AIM OF THE TASK – The lines beneath this instruction, from the first through the one containing "const rightTicks = [0,20,40,60,80,100,120,140,160];", must be transcribed exactly; no other line belongs in the output.

DATA PROVIDED –
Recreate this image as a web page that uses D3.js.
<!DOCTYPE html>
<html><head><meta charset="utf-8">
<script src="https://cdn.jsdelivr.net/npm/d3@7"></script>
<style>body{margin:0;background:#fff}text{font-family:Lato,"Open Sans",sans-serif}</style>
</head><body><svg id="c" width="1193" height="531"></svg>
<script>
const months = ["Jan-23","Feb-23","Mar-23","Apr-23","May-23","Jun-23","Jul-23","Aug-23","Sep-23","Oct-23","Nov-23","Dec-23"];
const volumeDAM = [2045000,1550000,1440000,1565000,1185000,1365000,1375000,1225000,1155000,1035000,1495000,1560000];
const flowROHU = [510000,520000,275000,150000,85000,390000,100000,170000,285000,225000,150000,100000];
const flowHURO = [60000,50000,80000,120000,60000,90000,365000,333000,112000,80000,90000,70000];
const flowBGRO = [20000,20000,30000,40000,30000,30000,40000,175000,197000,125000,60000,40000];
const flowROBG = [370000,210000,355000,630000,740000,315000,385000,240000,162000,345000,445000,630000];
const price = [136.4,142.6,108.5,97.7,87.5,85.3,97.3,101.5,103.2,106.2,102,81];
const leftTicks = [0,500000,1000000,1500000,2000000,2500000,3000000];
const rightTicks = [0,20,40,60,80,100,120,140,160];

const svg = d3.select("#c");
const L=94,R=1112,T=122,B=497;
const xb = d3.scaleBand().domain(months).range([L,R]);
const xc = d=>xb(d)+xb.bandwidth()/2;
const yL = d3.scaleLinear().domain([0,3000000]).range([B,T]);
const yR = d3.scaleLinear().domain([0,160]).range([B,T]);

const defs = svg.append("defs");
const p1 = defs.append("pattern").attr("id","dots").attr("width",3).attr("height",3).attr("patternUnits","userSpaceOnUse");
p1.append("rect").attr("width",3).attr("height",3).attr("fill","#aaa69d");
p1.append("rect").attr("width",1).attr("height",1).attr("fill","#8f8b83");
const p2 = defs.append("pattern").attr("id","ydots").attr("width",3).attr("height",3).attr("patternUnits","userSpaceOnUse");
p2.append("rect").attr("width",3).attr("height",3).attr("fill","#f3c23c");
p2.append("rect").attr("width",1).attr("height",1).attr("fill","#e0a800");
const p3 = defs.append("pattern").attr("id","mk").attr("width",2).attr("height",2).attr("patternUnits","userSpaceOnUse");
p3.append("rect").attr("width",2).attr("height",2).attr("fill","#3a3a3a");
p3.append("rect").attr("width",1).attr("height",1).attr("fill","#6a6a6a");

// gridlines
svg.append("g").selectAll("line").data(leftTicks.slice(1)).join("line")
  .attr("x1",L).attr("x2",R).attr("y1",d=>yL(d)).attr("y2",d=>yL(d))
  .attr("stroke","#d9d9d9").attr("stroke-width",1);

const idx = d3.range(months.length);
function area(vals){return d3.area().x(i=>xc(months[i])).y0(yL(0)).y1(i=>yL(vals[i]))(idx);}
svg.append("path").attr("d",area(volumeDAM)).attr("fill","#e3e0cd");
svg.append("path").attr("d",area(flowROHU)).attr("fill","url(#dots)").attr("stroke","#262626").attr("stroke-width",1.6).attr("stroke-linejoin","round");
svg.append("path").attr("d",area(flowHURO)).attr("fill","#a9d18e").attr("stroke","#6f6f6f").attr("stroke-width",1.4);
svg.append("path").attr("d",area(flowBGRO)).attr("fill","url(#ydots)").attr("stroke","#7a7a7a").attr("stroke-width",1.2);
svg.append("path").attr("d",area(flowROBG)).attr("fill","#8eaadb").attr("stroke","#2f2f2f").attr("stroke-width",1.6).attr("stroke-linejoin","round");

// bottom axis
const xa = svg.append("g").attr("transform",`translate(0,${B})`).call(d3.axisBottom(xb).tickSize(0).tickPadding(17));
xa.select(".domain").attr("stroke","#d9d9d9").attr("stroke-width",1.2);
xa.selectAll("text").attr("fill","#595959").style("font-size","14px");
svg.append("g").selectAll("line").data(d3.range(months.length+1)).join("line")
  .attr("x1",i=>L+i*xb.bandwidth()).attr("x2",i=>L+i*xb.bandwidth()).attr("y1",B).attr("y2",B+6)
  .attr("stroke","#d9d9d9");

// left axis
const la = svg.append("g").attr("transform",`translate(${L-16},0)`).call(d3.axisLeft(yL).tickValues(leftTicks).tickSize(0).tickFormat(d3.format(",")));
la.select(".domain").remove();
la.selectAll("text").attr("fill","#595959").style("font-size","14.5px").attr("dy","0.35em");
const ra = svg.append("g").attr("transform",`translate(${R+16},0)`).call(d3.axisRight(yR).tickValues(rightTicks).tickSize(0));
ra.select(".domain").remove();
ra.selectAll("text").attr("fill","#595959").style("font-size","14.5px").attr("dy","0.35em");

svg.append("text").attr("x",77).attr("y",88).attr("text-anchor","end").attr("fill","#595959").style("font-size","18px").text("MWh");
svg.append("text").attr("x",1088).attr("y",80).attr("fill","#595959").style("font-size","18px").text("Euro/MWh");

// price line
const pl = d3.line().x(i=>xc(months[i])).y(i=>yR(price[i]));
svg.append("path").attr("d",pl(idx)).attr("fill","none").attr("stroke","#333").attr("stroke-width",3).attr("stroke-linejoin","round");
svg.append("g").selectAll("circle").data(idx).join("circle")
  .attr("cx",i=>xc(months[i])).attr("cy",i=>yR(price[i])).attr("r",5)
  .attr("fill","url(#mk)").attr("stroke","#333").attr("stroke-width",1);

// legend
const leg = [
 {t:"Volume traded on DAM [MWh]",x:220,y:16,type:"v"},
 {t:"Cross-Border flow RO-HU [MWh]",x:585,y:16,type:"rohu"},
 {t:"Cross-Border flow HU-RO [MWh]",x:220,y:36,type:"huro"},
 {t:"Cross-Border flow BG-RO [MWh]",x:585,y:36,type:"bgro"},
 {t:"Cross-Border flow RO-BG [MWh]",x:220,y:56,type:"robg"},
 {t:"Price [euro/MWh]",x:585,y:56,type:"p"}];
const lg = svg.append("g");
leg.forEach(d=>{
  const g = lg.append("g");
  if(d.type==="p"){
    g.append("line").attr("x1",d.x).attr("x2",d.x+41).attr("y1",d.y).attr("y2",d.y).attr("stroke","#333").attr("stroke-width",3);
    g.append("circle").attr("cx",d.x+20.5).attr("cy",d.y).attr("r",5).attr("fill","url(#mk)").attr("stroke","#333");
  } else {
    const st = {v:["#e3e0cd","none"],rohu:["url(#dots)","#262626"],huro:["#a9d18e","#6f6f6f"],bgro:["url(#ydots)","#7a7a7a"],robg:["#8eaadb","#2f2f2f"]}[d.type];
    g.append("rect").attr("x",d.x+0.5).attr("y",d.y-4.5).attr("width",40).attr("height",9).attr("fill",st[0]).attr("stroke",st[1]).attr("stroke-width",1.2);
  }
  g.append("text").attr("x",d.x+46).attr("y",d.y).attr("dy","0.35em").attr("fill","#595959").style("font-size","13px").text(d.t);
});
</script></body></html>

CORRECT RESPONSE –
Recreate this image as a web page that uses D3.js.
<!DOCTYPE html>
<html><head><meta charset="utf-8">
<script src="https://cdn.jsdelivr.net/npm/d3@7"></script>
<style>body{margin:0;background:#fff}text{font-family:Lato,"Open Sans",sans-serif}</style>
</head><body><svg id="c" width="1193" height="531"></svg>
<script>
const months = ["Jan-23","Feb-23","Mar-23","Apr-23","May-23","Jun-23","Jul-23","Aug-23","Sep-23","Oct-23","Nov-23","Dec-23"];
const volumeDAM = [2045000,1550000,1440000,1565000,1185000,1365000,1375000,1225000,1155000,1035000,1495000,1560000];
const flowROHU = [510000,520000,275000,150000,85000,390000,100000,170000,285000,225000,150000,100000];
const flowHURO = [60000,50000,80000,120000,60000,90000,365000,333000,112000,80000,90000,70000];
const flowBGRO = [20000,20000,30000,40000,30000,30000,40000,175000,197000,125000,60000,40000];
const flowROBG = [370000,210000,355000,630000,740000,315000,385000,240000,162000,345000,445000,630000];
const price = [136.4,142.6,108.5,97.7,87.5,85.3,97.3,101.5,103.2,106.2,102,81];
const leftTicks = [0,500000,1000000,1500000,2000000,2500000,3000000];
const rightTicks = [0,20,40,60,80,100,120,140,160];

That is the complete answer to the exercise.